The bottom line is you need both and some elements of each do overlap and this is why it is so confusing. In short, DR is to recover from a disaster in the 24-72 hour time frame, and BC/BCP helps in keeping things going for longer term.
The Steps and How to Keep Things Going
Start by creating a Disaster Recovery plan because this is what you need to get in the place first. Then once this is in place and it becomes process and procedure, mature the solution by adding in the Business continuity element as a Disaster Recovery gap analysis and mitigation strategy to keep the systems up and running. BCP normally takes a lot longer to build and put into action. Normally, this solution is much more long term. The idea is to aim to never have to invoke DR because your BCP is working so well and the system is so resilient that it does not go down. This is becoming more of a reality nowadays as technology improves. With the rise and maturation of virtualization this will also become more affordable for the mainstream.
BCP and DR plans are less useful if they are not updated with current tested information, not keeping the document alive means that when it’s required you suffer the wrath of obsolescence. Details about key contacts, operating system versions and updates and latest configurations all form part of keeping the document alive. There are so many elements that need to be kept up to date that without periodic testing the document will remain out of sync with the business and impede, if not cause, the recovery to fail. Full testing, process and procedures need to form part of maintaining the document.
Things to do
- Start with a “to do” list. Included in this list will be a plan. This list will help in generating the overall plan and will define the tasks and the approach in time.
- Test the whole plan at least once a year and practice with all business units to ensure all circumstances are covered. The more you practice the better you get and the more bases you and your organisation will cover.
- Invest in an offsite location that your organization is aware of and can regroup at. This will form a base in times of crisis and help to restructure and form a command centre when you need to.
- Fill out the gaps in your BIA business Impact Analysis, this step should have been performed right in the beginning of your journey and you could have hired someone experienced to help fast track the gap analysis process.
- Build a comprehensive awareness program that will inform and keep your staff updated and trained, so that in time of crisis they can react accordingly.
- Ensure that all vital service information is captured, like fire stations, Ambulance and other emergency service. It’s a good idea to visit these entities and get accustom with the procedures and process.
- Keep testing and perfecting the plan, this will ensure you are as prepared as you can be, and remember to involve the whole company.
It is important to keep the plan current and evolving with the changes in the business.

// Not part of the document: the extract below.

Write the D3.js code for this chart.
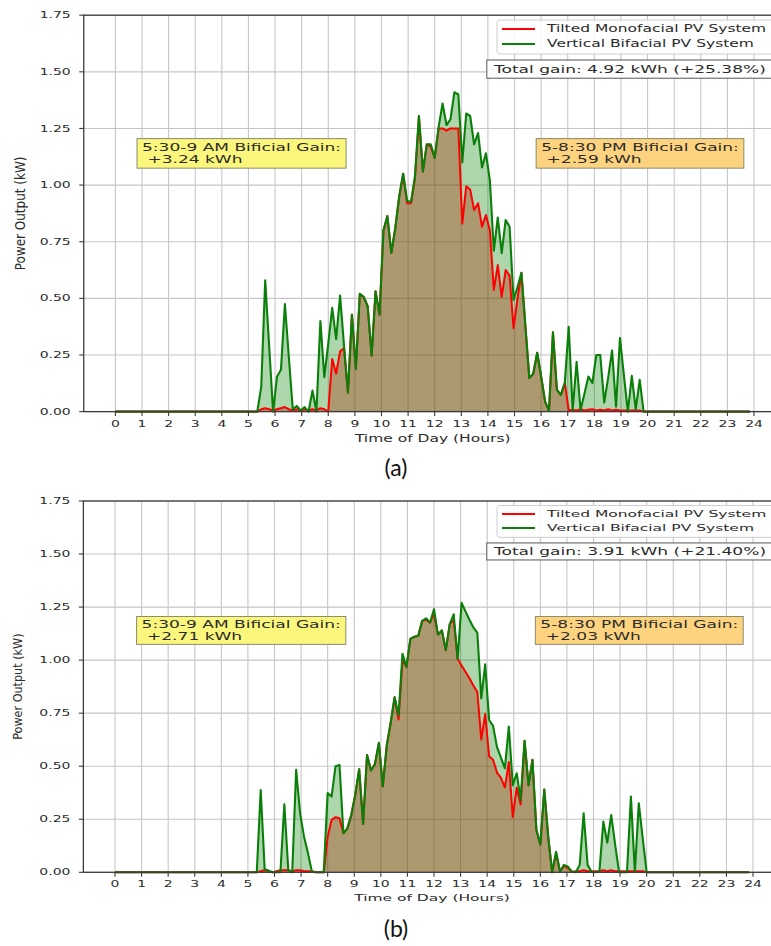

Taking a multi-pronged approach will ensure that you cover as many bases as possible. The only way that you will reveal and accommodate the changes is by actively testing and refining the plan. Remember that Disaster recovery is reactive and short term and that Business Continuity is (proactive) and long term. Know that you will need the business full support to move this programme forward, without the support of the business this will fail. Through this article I hoped to have covered the fundamentals of what you should be looking for, I hope the information has been helpful.